- **SUPPLIED RECORDS**
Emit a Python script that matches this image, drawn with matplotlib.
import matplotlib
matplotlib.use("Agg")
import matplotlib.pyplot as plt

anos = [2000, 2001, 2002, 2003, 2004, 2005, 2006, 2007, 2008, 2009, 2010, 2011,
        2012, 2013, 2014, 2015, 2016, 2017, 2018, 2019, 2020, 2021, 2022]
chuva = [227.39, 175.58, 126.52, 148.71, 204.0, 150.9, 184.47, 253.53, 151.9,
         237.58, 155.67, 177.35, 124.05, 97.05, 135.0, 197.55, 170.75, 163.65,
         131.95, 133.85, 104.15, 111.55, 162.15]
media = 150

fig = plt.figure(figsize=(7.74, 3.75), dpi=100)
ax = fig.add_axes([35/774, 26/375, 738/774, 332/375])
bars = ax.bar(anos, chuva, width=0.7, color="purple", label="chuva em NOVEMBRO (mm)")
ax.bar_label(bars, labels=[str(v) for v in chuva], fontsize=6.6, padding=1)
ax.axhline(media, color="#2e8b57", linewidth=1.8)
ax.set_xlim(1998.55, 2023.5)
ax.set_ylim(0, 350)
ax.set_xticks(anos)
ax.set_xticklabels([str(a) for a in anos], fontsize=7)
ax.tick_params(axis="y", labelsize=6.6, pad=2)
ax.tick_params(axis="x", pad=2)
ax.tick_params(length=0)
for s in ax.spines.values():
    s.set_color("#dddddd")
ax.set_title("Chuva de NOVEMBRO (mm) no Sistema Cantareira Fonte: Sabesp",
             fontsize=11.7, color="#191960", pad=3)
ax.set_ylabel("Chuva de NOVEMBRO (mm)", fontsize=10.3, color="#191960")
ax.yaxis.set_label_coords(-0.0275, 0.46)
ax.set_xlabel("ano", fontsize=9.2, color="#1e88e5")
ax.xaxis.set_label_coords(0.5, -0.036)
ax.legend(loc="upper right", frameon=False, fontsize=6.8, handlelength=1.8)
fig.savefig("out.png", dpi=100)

...

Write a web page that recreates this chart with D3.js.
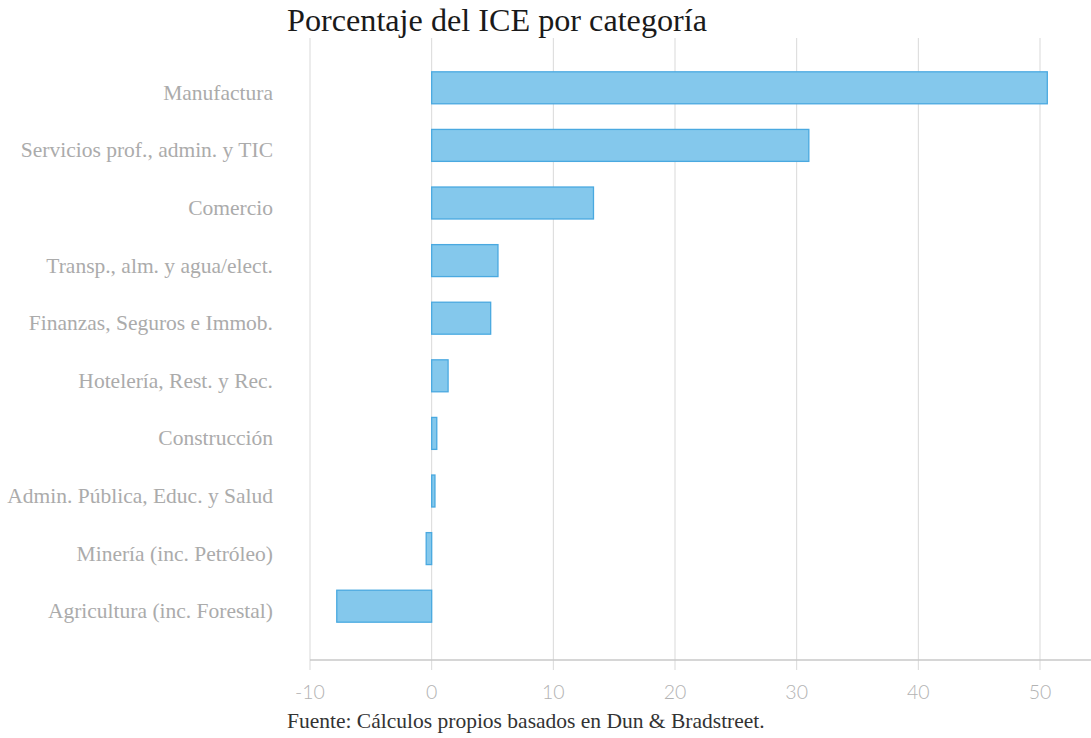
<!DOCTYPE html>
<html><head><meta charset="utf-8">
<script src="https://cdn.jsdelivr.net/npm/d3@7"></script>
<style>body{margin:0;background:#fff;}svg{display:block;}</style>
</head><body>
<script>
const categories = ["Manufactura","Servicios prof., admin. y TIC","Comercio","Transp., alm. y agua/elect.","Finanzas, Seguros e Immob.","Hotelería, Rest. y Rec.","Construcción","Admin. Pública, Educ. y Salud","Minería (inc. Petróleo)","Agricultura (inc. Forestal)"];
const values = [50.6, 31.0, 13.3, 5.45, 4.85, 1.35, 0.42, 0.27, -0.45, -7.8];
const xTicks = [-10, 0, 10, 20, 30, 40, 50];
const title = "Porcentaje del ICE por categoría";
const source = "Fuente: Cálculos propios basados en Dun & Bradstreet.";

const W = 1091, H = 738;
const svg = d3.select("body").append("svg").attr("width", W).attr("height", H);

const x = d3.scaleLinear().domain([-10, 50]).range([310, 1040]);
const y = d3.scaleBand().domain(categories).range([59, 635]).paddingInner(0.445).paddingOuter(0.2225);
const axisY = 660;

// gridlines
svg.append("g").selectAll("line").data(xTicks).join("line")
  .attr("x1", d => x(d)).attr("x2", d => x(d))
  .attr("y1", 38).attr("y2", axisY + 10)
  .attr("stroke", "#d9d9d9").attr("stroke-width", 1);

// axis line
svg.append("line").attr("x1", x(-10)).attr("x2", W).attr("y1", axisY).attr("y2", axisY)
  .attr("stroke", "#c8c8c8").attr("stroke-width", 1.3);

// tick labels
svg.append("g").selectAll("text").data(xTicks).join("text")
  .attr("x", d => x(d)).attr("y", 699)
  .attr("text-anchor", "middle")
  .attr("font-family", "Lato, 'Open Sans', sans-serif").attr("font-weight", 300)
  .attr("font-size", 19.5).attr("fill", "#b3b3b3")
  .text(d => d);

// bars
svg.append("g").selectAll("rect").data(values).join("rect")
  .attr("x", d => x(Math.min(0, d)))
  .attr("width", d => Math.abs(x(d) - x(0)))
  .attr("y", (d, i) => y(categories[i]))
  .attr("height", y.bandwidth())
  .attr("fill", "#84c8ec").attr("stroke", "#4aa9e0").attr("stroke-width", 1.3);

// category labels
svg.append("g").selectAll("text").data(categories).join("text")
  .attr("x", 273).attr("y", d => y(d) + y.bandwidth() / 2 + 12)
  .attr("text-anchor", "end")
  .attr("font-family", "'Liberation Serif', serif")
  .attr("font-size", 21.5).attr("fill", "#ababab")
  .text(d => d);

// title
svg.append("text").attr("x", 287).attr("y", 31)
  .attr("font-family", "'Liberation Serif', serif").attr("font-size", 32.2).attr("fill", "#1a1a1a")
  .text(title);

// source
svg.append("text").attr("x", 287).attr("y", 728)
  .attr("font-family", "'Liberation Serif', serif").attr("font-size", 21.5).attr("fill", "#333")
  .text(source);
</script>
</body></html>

- **EXERCISE TASK**
Retype, in the same exact form, the lines of the material above from the line holding "Emit a Python" through the line holding "import matplotlib.pyplot as plt".

- **ANSWER TO THIS TASK**
Emit a Python script that matches this image, drawn with matplotlib.
import matplotlib
matplotlib.use("Agg")
import matplotlib.pyplot as plt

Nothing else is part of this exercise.